As summed up by one of the participants, the vision of the classroom as a connected space where the learner picks his or her own way through the educational system is based equally on “soft values” such as social skills, citizenship and collaboration, and on “hard values”, stressing data driven methods to make use of all the data that is collected in schools to inform and improve education, visualized in the map as data going into a bin and coming out as a graph.
The slow future classroom
The second group created more of a mind map over possible educational futures, reflecting the lack of consensus in the group regarding weather we need a physical place or not and the affordances of technologies. One participant represented the school as a snail carrying its house on the back, “something that you always bring with you” and that “allows learning to happen anywhere” while others stressed the need of a physical space to meet and to engage also with practical subjects and hands-on learning such as having a school greenhouse for gardening and learning about nature.

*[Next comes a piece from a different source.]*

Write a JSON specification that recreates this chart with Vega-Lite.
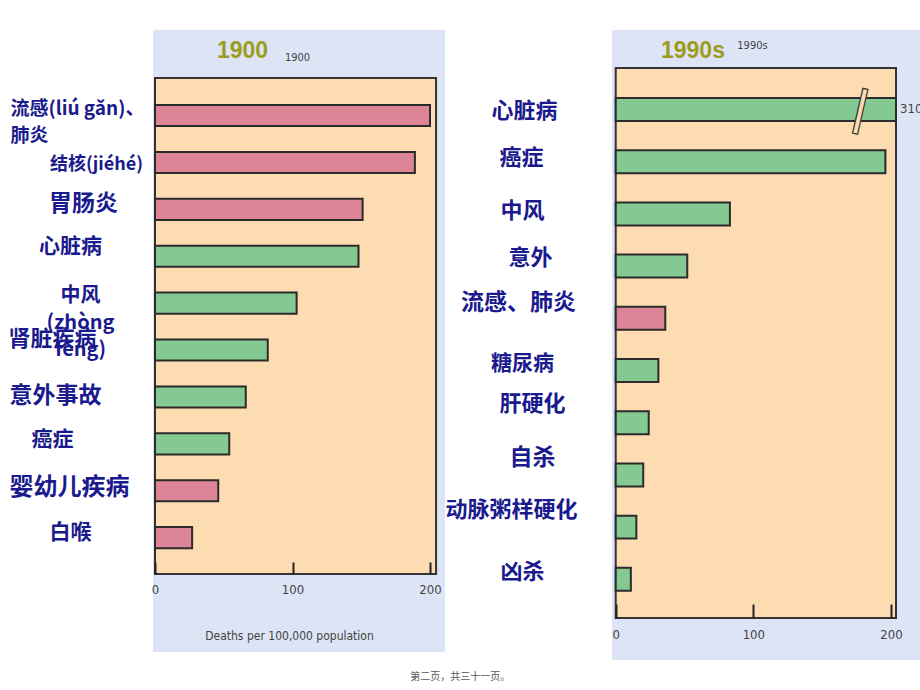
{
  "$schema": "https://vega.github.io/schema/vega-lite/v6.json",
  "autosize": {"type": "pad"},
  "padding": {"left": 7, "top": 30, "right": 0, "bottom": 0},
  "background": "white",
  "datasets": {
    "y1900": [
      {"cause": "流感(liú gǎn)、\n肺炎", "deaths": 200, "kind": "传染病"},
      {"cause": "结核(jiéhé)", "deaths": 189, "kind": "传染病"},
      {"cause": "胃肠炎", "deaths": 151, "kind": "传染病"},
      {"cause": "心脏病", "deaths": 148, "kind": "非传染病"},
      {"cause": "中风\n(zhòng\nfēng)", "deaths": 103, "kind": "非传染病"},
      {"cause": "肾脏疾病", "deaths": 82, "kind": "非传染病"},
      {"cause": "意外事故", "deaths": 66, "kind": "非传染病"},
      {"cause": "癌症", "deaths": 54, "kind": "非传染病"},
      {"cause": "婴幼儿疾病", "deaths": 46, "kind": "传染病"},
      {"cause": "白喉", "deaths": 27, "kind": "传染病"}
    ],
    "y1990s": [
      {"cause": "心脏病", "deaths": 310, "kind": "非传染病"},
      {"cause": "癌症", "deaths": 196, "kind": "非传染病"},
      {"cause": "中风", "deaths": 83, "kind": "非传染病"},
      {"cause": "意外", "deaths": 52, "kind": "非传染病"},
      {"cause": "流感、肺炎", "deaths": 36, "kind": "传染病"},
      {"cause": "糖尿病", "deaths": 31, "kind": "非传染病"},
      {"cause": "肝硬化", "deaths": 24, "kind": "非传染病"},
      {"cause": "自杀", "deaths": 20, "kind": "非传染病"},
      {"cause": "动脉粥样硬化", "deaths": 15, "kind": "非传染病"},
      {"cause": "凶杀", "deaths": 11, "kind": "非传染病"}
    ]
  },
  "title": {"text": "第二页，共三十一页。", "orient": "bottom", "anchor": "middle", "offset": 12, "dx": -5, "fontSize": 10, "fontWeight": "normal", "color": "#555555", "font": "Noto Sans CJK SC"},
  "spacing": 167,
  "bounds": "flush",
  "hconcat": [
    {
      "width": 292,
      "height": 622,
      "title": {"text": "1900", "frame": "group", "anchor": "start", "dx": 64, "offset": -33, "fontSize": 23, "fontWeight": "bold", "color": "#9C9C22", "font": "Liberation Sans"},
      "layer": [
        {
          "data": {"values": [{}]},
          "mark": {"type": "rect", "fill": "#FDDCB2", "stroke": "#333333", "strokeWidth": 2},
          "encoding": {
            "x": {"datum": 0, "type": "quantitative", "scale": {"domain": [-1.45, 210.9], "nice": false, "zero": false},
              "axis": {"orient": "top", "labels": false, "ticks": false, "domain": false, "grid": false, "title": "1900", "titleFont": "DejaVu Sans Condensed, Liberation Sans, sans-serif", "titleFontSize": 11, "titleFontWeight": "normal", "titleColor": "#444444", "titleX": 144, "titleY": 27, "titleBaseline": "middle", "titleAlign": "center"}},
            "x2": {"datum": 204.4},
            "y": {"datum": 0, "type": "quantitative", "scale": {"domain": [-0.1573, 1.0968], "nice": false, "zero": false}, "axis": null},
            "y2": {"datum": 1}
          }
        },
        {
          "data": {"name": "y1900"},
          "mark": {"type": "bar", "stroke": "#2b2b2b", "strokeWidth": 2},
          "encoding": {
            "y": {"field": "cause", "type": "nominal", "sort": null,
              "scale": {"paddingInner": 0.55, "paddingOuter": 0, "range": [75, 518.2]},
              "axis": {"orient": "left", "domain": false, "ticks": false, "grid": false, "title": null, "labelOverlap": false, "labelLimit": 300,
                "labelExpr": "split(datum.label, '\\n')",
                "labelFont": "Noto Sans CJK SC", "labelFontWeight": "bold", "labelColor": "#1A1A8E", "labelLineHeight": 27,
                "labelAlign": {"condition": {"test": "indexof(datum.value, '流感') >= 0", "value": "left"}, "value": "center"},
                "labelFontSize": {"condition": [
                  {"test": "indexof(datum.value, '流感') >= 0", "value": 19},
                  {"test": "indexof(datum.value, '结核') >= 0", "value": 18},
                  {"test": "datum.value === '胃肠炎'", "value": 23},
                  {"test": "indexof(datum.value, '中风') >= 0", "value": 20},
                  {"test": "datum.value === '肾脏疾病'", "value": 22},
                  {"test": "datum.value === '意外事故'", "value": 23},
                  {"test": "datum.value === '婴幼儿疾病'", "value": 24}
                ], "value": 21},
                "labelPadding": {"condition": [
                  {"test": "indexof(datum.value, '流感') >= 0", "value": 143},
                  {"test": "indexof(datum.value, '结核') >= 0", "value": 57},
                  {"test": "datum.value === '胃肠炎'", "value": 70},
                  {"test": "indexof(datum.value, '中风') >= 0", "value": 73},
                  {"test": "datum.value === '肾脏疾病'", "value": 101},
                  {"test": "datum.value === '意外事故'", "value": 98},
                  {"test": "datum.value === '癌症'", "value": 101},
                  {"test": "datum.value === '婴幼儿疾病'", "value": 84}
                ], "value": 83},
                "labelOffset": {"condition": [
                  {"test": "indexof(datum.value, '流感') >= 0", "value": -7},
                  {"test": "indexof(datum.value, '结核') >= 0", "value": 3},
                  {"test": "datum.value === '胃肠炎'", "value": -5},
                  {"test": "datum.value === '心脏病'", "value": -9},
                  {"test": "indexof(datum.value, '中风') >= 0", "value": -7},
                  {"test": "datum.value === '肾脏疾病'", "value": -11},
                  {"test": "datum.value === '意外事故'", "value": -1},
                  {"test": "datum.value === '癌症'", "value": -4},
                  {"test": "datum.value === '婴幼儿疾病'", "value": -3}
                ], "value": -5}
              }},
            "x": {"field": "deaths", "type": "quantitative", "scale": {"domain": [-1.45, 210.9], "nice": false, "zero": false},
              "axis": {"orient": "bottom", "zindex": 1, "offset": -90, "values": [0, 100, 200], "domain": false, "grid": false, "tickSize": 12, "tickWidth": 2, "tickColor": "#222222", "labelPadding": 9, "labelFlush": false, "labelFont": "DejaVu Sans Condensed, Liberation Sans, sans-serif", "labelFontSize": 13, "labelColor": "#444444",
                "title": "Deaths per 100,000 population", "titleFont": "DejaVu Sans Condensed, Liberation Sans, sans-serif", "titleFontSize": 12, "titleFontWeight": "normal", "titleColor": "#444444", "titleX": 136, "titleY": 73, "titleBaseline": "middle", "titleAlign": "center"}},
            "color": {"field": "kind", "type": "nominal", "scale": {"domain": ["传染病", "非传染病"], "range": ["#DD8496", "#84C892"]}, "legend": null}
          }
        }
      ],
      "resolve": {"scale": {"x": "independent", "y": "independent"}}
    },
    {
      "width": 308,
      "height": 630,
      "title": {"text": "1990s", "frame": "group", "anchor": "start", "dx": 49, "offset": -33, "fontSize": 23, "fontWeight": "bold", "color": "#9C9C22", "font": "Liberation Sans"},
      "layer": [
        {
          "data": {"values": [{}]},
          "mark": {"type": "rect", "fill": "#FDDCB2", "stroke": "#333333", "strokeWidth": 2},
          "encoding": {
            "x": {"datum": 0, "type": "quantitative", "scale": {"domain": [-2.7, 203.7], "range": [0, 284], "nice": false, "zero": false},
              "axis": {"orient": "top", "labels": false, "ticks": false, "domain": false, "grid": false, "title": "1990s", "titleFont": "DejaVu Sans Condensed, Liberation Sans, sans-serif", "titleFontSize": 11, "titleFontWeight": "normal", "titleColor": "#444444", "titleX": 140, "titleY": 15, "titleBaseline": "middle", "titleAlign": "center"}},
            "x2": {"datum": 203.7},
            "y": {"datum": 0, "type": "quantitative", "scale": {"domain": [-0.0764, 1.0691], "nice": false, "zero": false}, "axis": null},
            "y2": {"datum": 1}
          }
        },
        {
          "data": {"name": "y1990s"},
          "encoding": {
            "y": {"field": "cause", "type": "nominal", "sort": null,
              "scale": {"paddingInner": 0.56, "paddingOuter": 0, "range": [68, 560.8]},
              "axis": {"orient": "left", "domain": false, "ticks": false, "grid": false, "title": null, "labelOverlap": false, "labelLimit": 300,
                "labelFont": "Noto Sans CJK SC", "labelFontWeight": "bold", "labelColor": "#1A1A8E", "labelAlign": "center",
                "labelFontSize": {"condition": [
                  {"test": "datum.value === '流感、肺炎'", "value": 23},
                  {"test": "datum.value === '糖尿病'", "value": 21},
                  {"test": "datum.value === '自杀'", "value": 23}
                ], "value": 22},
                "labelPadding": {"condition": [
                  {"test": "datum.value === '心脏病'", "value": 88},
                  {"test": "datum.value === '癌症'", "value": 91},
                  {"test": "datum.value === '意外'", "value": 82},
                  {"test": "datum.value === '流感、肺炎'", "value": 94},
                  {"test": "datum.value === '肝硬化'", "value": 80},
                  {"test": "datum.value === '自杀'", "value": 80},
                  {"test": "datum.value === '动脉粥样硬化'", "value": 101}
                ], "value": 90},
                "labelOffset": {"condition": [
                  {"test": "datum.value === '心脏病'", "value": 2},
                  {"test": "datum.value === '癌症'", "value": -4},
                  {"test": "datum.value === '中风'", "value": -3},
                  {"test": "datum.value === '意外'", "value": -8},
                  {"test": "datum.value === '流感、肺炎'", "value": -15},
                  {"test": "datum.value === '肝硬化'", "value": -19},
                  {"test": "datum.value === '自杀'", "value": -17},
                  {"test": "datum.value === '动脉粥样硬化'", "value": -17}
                ], "value": -7}
              }},
            "x": {"field": "deaths", "type": "quantitative", "scale": {"domain": [-2.7, 203.7], "range": [0, 284], "clamp": true, "nice": false, "zero": false},
              "axis": {"orient": "bottom", "zindex": 1, "offset": -56, "values": [0, 100, 200], "domain": false, "grid": false, "tickSize": 14, "tickWidth": 2, "tickColor": "#222222", "labelPadding": 10, "labelFlush": false, "labelFont": "DejaVu Sans Condensed, Liberation Sans, sans-serif", "labelFontSize": 13, "labelColor": "#444444", "title": null}}
          },
          "layer": [
            {
              "mark": {"type": "bar", "stroke": "#2b2b2b", "strokeWidth": 2},
              "encoding": {
                "color": {"field": "kind", "type": "nominal", "scale": {"domain": ["传染病", "非传染病"], "range": ["#DD8496", "#84C892"]}, "legend": null}
              }
            },
            {
              "mark": {"type": "text", "font": "DejaVu Sans", "fontWeight": "bold", "fontSize": 46, "fill": "#FDDCB2", "stroke": "#333333", "strokeWidth": 1.2, "angle": 13, "align": "center", "baseline": "middle"},
              "encoding": {
                "x": {"datum": 178},
                "text": {"condition": {"test": "datum.deaths > 250", "value": "|"}, "value": ""}
              }
            },
            {
              "mark": {"type": "text", "font": "DejaVu Sans Condensed, Liberation Sans, sans-serif", "fontSize": 13, "color": "#444444", "align": "left", "baseline": "middle", "dx": 4},
              "encoding": {
                "text": {"condition": {"test": "datum.deaths > 250", "field": "deaths"}, "value": ""}
              }
            }
          ]
        }
      ],
      "resolve": {"scale": {"x": "independent", "y": "independent"}}
    }
  ],
  "config": {
    "view": {"fill": "#DCE4F5", "stroke": null},
    "axis": {"grid": false}
  }
}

Although the group did not fully agree on the set up or location of the classroom, they did however share the same view on some core values in education, one of them being lifelong learning and the ability to create engagement and make knowledge come alive. Some participants stressed the possibilities with digital technologies such as VR to come closer to subjects like history and get an empathic understanding of what it was like living in a different time under different circumstances, while others meant that traditional media such as fiction book can be used for the same purpose, without exposing the students to the biases that can be built into digital tools. Most participants proposed a combination of technologies along with an emphasis on the teacher as a mediator and animator of knowledge. The teacher was also brough up in relation to the vision of the school as a (slow) snail, where they where put fort as central for helping the students to process and reflect upon all the impressions and inputs they encounter during a day.
Like the other group, the participants also agreed on the importance of including different knowledge forms and to give more space to practical and aesthetical subjects. Schools today are more “learning about” than “learning through” explained one participant and another one suggested that although we cannot know what the future job market will look like, skills that we need and value such as crafts, cooking and agriculture re now paradoxically being deprioritized in schools. The need of practical skills and a holistic view on knowledge is also put forth as an argument to “exit the classroom” but to which extent and how is not established in the group.
Summary and key insights
- Education should be more individualized and adjust to the needs of the students. This can be done through abandoning age grouping or by offering a combination of online and offline teaching.
- Schoools are important places for social interaction and this function must be guarded if education becomes more hybrid.
- Teachers are important and the teacher role needs to be strengthened.
- Schools should invest more in practical/aesthetical subjects and outdoor education.
- The data generated in schools should be used to inform and improve education.
- Experience and empathy are important and can be facilitated using digital technologies as well as old media such as books or teachers.